In this project, we will build an IoT based fall detection project using an MPU6050 sensor and ESP32 with an email alert feature. Our fall detection project will be linked with the IFTTT web service to generate an email alert to notify users whenever a fall is detected. The user will get an update whenever a fall will be detected, specifying the exact date and time of the detection.

The MPU6050 module consists of 3-axis accelerometers, a 3-axis gyroscope, and a built-in temperature sensor. All of these are present on a single chip. The module takes into account the x, y, and z channels at the same time because it has 16 bits analog converter dedicated for each channel.

The 3-axis accelerometer measures the rate of change of velocity (m/s^2) or the acceleration of the object. This measurement can be performed on both stationary and moving objects. The module also has a 3-axis gyroscope which measures the rotational velocity of an object in rad/s. This feature helps us understand the exact orientation of the object. With the help of the accelerometer and the gyroscope, we will compare the acceleration magnitude with a set threshold value. This will be able to detect a fall. Whenever a fall will be detected, the ESP32 board configured with IFTTT services will send an email alert to the user.

MPU6050 Module

MPU6050 module consists of a digital motion that performs all complex processing, computations and provides sensor data output to other MCUs over I2C communication. It is widely used in measuring the health and operating parameters of various machines. It is also used in applications of robotics and motion sensors. This sensor is based upon MEMS (Micro-Mechanical Systems) technology hence it is extremely compact and accurate in certain frequencies. It has a relatively small size and low power consumption. It communicates with other microcontrollers and sensors via I2C communication.

Some of the key features of the MPU6050 Module include:

• Built-in I2C sensor bus which is used to provide gyroscope, accelerometer, and temperature sensor data to other devices such as microcontrollers.
• Onboard pull-up resistor so we do not need to connect external pull resistors which are a requirement for the I2C bus interface.
• User Programmable gyroscope and accelerometer with the help of 16-bit analog to digital converter.
• 1024 Byte FIFO buffer to provide data to the connected microcontroller in high speed and enters the low power mode afterwards.
• Built-in temperature sensor

MPU-6050 Interfacing with ESP32

We will be requiring the following components in this project.

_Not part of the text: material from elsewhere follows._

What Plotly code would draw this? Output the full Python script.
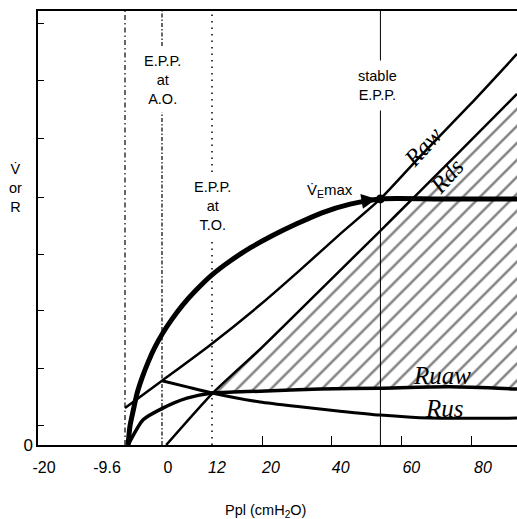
import numpy as np
import plotly.graph_objects as go

# ---------------- data ----------------
# x: pleural pressure Ppl (cmH2O); y: flow / resistance in arbitrary units (0-100)
x_tick_values = [-20, -9.6, 0, 12, 20, 40, 60, 80]
x_tick_text = ["-20", "-9.6", "0", "<i>12</i>", "<i>20</i>", "<i>40</i>", "<i>60</i>", "<i>80</i>"]
x_tick_marks = [20, 40, 60, 80]
y_tick_marks = [0, 4.6, 17.7, 30.9, 43.8, 57.1, 70.7, 84.1, 97.2]

epp_line_96 = -9.6      # unlabelled dash-dot line
epp_ao = 0              # E.P.P. at A.O.
epp_to = 12             # E.P.P. at T.O.
epp_stable = 54         # stable E.P.P.

vemax_x = [-8.8, -8.3, -7.5, -6.5, -5.2, -3.6, -1.8, 0.2, 2.4, 5.0, 8.2, 12.0, 14.9,
           18.1, 22.9, 29.8, 37.2, 45.3, 54.0, 70.0, 93.2]
vemax_y = [0, 4.4, 7.8, 11.8, 15.4, 19.1, 22.6, 25.8, 29.0, 32.3, 35.7, 39.2, 42.4,
           45.4, 48.2, 50.9, 53.5, 55.5, 56.7, 56.7, 56.7]

raw_x = [-9.6, 0.0, 11.5, 19.7, 30.9, 42.4, 54.0, 65.4, 79.7, 93.2]
raw_y = [8.5, 14.8, 23.0, 32.3, 40.3, 48.6, 56.7, 66.5, 78.4, 90.1]

rds_x = [1.0, 12.0, 19.7, 36.7, 53.9, 63.4, 76.9, 93.2]
rds_y = [0, 11.8, 22.1, 35.7, 49.3, 56.9, 67.7, 80.9]

ruaw_x = [-8.8, -4.9, 0.2, 6.0, 12.0, 15.4, 19.7, 36.7, 53.9, 74.0, 93.2]
ruaw_y = [0, 5.8, 8.5, 10.8, 12.0, 12.2, 12.4, 12.9, 13.1, 13.4, 12.9]

rus_x = [0.0, 6.0, 12.0, 19.7, 30.9, 42.4, 53.9, 68.2, 93.2]
rus_y = [14.8, 13.4, 12.0, 9.9, 8.8, 7.8, 6.9, 6.2, 6.2]

# ---------------- schematic (non-linear) Ppl scale ----------------
PPL_BREAKS = [-20, -9.6, 0, 12, 20, 80, 100]
POS_BREAKS = [0, 87, 124, 174, 224, 433, 502.7]


def sx(v):
    return np.interp(np.asarray(v, dtype=float), PPL_BREAKS, POS_BREAKS)


X_RANGE = [0, 479]
Y_RANGE = [0, 100]
LABEL_NUDGE = [6, -18, 6, 5, 9, 9, 10, 12]

SANS = "Liberation Sans, Arial, sans-serif"
SERIF = "Liberation Serif, Times New Roman, serif"

fig = go.Figure()

# vertical reference lines
vstyles = [(epp_line_96, "5px,3px,1.5px,3px", 1.2),
           (epp_ao, "4px,2px,1.5px,2px", 1.2),
           (epp_to, "1.5px,5px", 1.5),
           (epp_stable, "solid", 1.0)]
for xv, dash, w in vstyles:
    fig.add_trace(go.Scatter(x=sx([xv, xv]), y=[Y_RANGE[0], Y_RANGE[1]], mode="lines",
                             line=dict(color="black", width=w, dash=dash),
                             hoverinfo="skip", showlegend=False))

# hatched region between Rds and Ruaw (right of the common intersection)
rds_xa, rds_ya = np.array(rds_x), np.array(rds_y)
ruaw_xa, ruaw_ya = np.array(ruaw_x), np.array(ruaw_y)
mask_r = rds_xa >= epp_to
mask_u = ruaw_xa >= epp_to
hx = np.concatenate([rds_xa[mask_r], ruaw_xa[mask_u][::-1]])
hy = np.concatenate([rds_ya[mask_r], ruaw_ya[mask_u][::-1]])
fig.add_trace(go.Scatter(x=sx(hx), y=hy, mode="lines", fill="toself",
                         line=dict(width=0, color="rgba(0,0,0,0)"),
                         fillcolor="rgba(0,0,0,0)",
                         fillpattern=dict(shape="/", fgcolor="black", bgcolor="rgba(0,0,0,0)",
                                          size=12, solidity=0.2),
                         hoverinfo="skip", showlegend=False))

curves = [(raw_x, raw_y, 2.5), (rds_x, rds_y, 2.5), (ruaw_x, ruaw_y, 3.5),
          (rus_x, rus_y, 3.0), (vemax_x, vemax_y, 5.0)]
for cx, cy, w in curves:
    fig.add_trace(go.Scatter(x=sx(cx), y=cy, mode="lines",
                             line=dict(color="black", width=w, shape="spline", smoothing=0.6),
                             hoverinfo="skip", showlegend=False))

# stable point
fig.add_trace(go.Scatter(x=sx([epp_stable]), y=[np.interp(epp_stable, vemax_x, vemax_y)],
                         mode="markers", marker=dict(color="black", size=9),
                         hoverinfo="skip", showlegend=False))

ann = []


def txt(x, y, text, size=14, family=SANS, bg=None, pad=1, xshift=0, angle=0, xref="x", yref="y"):
    d = dict(x=x, y=y, xref=xref, yref=yref, text=text, showarrow=False,
             font=dict(family=family, size=size, color="black"), align="center",
             xanchor="center", yanchor="middle", borderpad=pad, xshift=xshift, textangle=angle)
    if bg:
        d["bgcolor"] = bg
    ann.append(d)


txt(float(sx(epp_ao)), 84.1, "E.P.P.<br>at<br>A.O.", size=14.5, bg="white", pad=5)
txt(float(sx(epp_to)), 55.1, "E.P.P.<br>at<br>T.O.", size=14.5, bg="white", pad=4)
txt(float(sx(epp_stable)), 82.9, "stable<br>E.P.P.", size=14.5, bg="white", pad=7, xshift=-3)
txt(float(sx(39.5)), 58.6, "V\u0307<sub>E</sub>max", size=15)

txt(float(sx(66.2)), 68.7, "<i>Raw</i>", size=24, family=SERIF, angle=-48)
txt(float(sx(73.1)), 62.0, "<i>Rds</i>", size=24, family=SERIF, angle=-48)
txt(float(sx(71.7)), 16.0, "<i>Ruaw</i>", size=25, family=SERIF)
txt(float(sx(72.5)), 8.4, "<i>Rus</i>", size=25, family=SERIF)

txt(-0.048, 0.593, "V\u0307<br>or<br>R", size=14.5, xref="paper", yref="paper")
txt(0.474, -0.152, "Ppl (cmH<sub>2</sub>O)", size=14.5, xref="paper", yref="paper")

# arrowhead at the end of the V'E max curve
ann.append(dict(x=float(sx(epp_stable)) - 4, y=56.7, ax=float(sx(48.5)), ay=56.1,
                xref="x", yref="y", axref="x", ayref="y", text="", showarrow=True,
                arrowhead=2, arrowsize=1.2, arrowwidth=2.5, arrowcolor="black"))

fig.update_layout(
    width=517, height=519,
    margin=dict(l=38, r=0, t=11, b=74),
    paper_bgcolor="white", plot_bgcolor="white",
    showlegend=False,
    annotations=ann,
    xaxis=dict(range=X_RANGE, showgrid=False, zeroline=False,
               showline=True, linecolor="black", linewidth=1.5, mirror=True,
               tickmode="array",
               tickvals=[float(sx(v)) + n for v, n in zip(x_tick_values, LABEL_NUDGE)],
               ticktext=x_tick_text, ticks="", ticklabelstandoff=7,
               tickfont=dict(family=SANS, size=16, color="black"),
               minor=dict(tickmode="array", tickvals=[float(v) for v in sx(x_tick_marks)],
                          ticks="inside", ticklen=9, tickwidth=1, tickcolor="black"),
               fixedrange=True),
    yaxis=dict(range=Y_RANGE, showgrid=False, zeroline=False,
               showline=True, linecolor="black", linewidth=1.5, mirror=False,
               tickmode="array", tickvals=y_tick_marks,
               ticktext=["0"] + [""] * (len(y_tick_marks) - 1),
               ticks="inside", ticklen=6, tickwidth=1, tickcolor="black",
               tickfont=dict(family=SANS, size=17, color="black"),
               fixedrange=True),
)

fig.write_html("out.html", config={"displayModeBar": False},
               post_script="document.body.style.margin='0';document.body.style.overflow='hidden';")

1. ESP32 development board
2. MPU6050 Module
3. Breadboard
4. Connecting Wires

As you see, the MPU6050 has 8 terminals but in order to connect with ESP32, we will only require the first four pins highlighted in yellow. These are VCC, GND, SCL, and SDA. The table shows the connections between the two modules.

The VCC pin is connected with the 3.3V from the ESP32 module to power up. Both the grounds of the two devices are connected in common. The SCL pin of MPU6050 is connected with the default SCL pin of ESP32. Likewise, the SDA pin is connected with the default SDA pin of ESP32.

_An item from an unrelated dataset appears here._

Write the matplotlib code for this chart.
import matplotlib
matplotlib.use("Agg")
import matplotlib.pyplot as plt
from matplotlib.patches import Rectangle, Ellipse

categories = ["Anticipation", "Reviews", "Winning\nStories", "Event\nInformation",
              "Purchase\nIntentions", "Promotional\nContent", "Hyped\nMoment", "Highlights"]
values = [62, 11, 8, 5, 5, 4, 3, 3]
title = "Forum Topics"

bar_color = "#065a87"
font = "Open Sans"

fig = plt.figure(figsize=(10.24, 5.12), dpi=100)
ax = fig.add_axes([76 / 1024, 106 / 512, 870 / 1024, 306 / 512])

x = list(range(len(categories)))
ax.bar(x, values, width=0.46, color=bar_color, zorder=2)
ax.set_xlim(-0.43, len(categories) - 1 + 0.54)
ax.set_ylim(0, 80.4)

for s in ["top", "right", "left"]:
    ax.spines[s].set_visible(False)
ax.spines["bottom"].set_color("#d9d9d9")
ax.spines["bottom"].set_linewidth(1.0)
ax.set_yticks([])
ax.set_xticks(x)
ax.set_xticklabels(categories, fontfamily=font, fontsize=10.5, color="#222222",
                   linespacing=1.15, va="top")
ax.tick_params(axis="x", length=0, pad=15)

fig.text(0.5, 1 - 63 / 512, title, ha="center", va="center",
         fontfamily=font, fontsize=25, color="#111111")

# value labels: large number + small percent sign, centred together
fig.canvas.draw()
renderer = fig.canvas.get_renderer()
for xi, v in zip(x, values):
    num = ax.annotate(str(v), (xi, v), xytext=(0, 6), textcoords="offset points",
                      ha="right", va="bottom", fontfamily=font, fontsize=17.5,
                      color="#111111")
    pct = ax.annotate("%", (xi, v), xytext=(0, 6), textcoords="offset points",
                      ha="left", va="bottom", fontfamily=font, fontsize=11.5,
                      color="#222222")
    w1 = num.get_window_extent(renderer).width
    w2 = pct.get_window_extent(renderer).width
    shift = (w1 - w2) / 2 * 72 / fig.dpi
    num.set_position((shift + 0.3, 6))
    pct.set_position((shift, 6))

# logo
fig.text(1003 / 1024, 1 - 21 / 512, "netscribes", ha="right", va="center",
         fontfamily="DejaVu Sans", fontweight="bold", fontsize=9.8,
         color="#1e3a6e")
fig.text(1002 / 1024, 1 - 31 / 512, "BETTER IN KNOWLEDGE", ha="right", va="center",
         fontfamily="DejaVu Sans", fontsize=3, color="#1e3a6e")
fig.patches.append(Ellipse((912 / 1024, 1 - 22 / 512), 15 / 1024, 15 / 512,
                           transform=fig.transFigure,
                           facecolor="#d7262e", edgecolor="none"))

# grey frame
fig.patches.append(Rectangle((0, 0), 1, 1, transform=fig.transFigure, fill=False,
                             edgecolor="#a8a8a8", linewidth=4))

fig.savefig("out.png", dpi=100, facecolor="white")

Assemble the two modules as shown below:

Recommended Reading: ESP32 with MPU6050 Accelerometer, Gyroscope, and Temperature Sensor ( Arduino IDE)

Configuring IFTTT Web service for Fall Detector

IFTTT means ‘If this, then that.’ It is an open-source service that gives the user the freedom to program a response to an event according to their likes. We can create an applet which are chains of conditional statements by a combination of several app services and add triggering parameters. For our project, we will be using this service, to send email alerts whenever fall is detected. To work with this web service, we will have to follow a series of steps to ensure the proper functionality.

Creating an Account

Although the IFTTT service is free to use, we will have to create an account. First go to the following website: https://ifttt.com/
The following window will appear. Click on the ‘Get Started’ button.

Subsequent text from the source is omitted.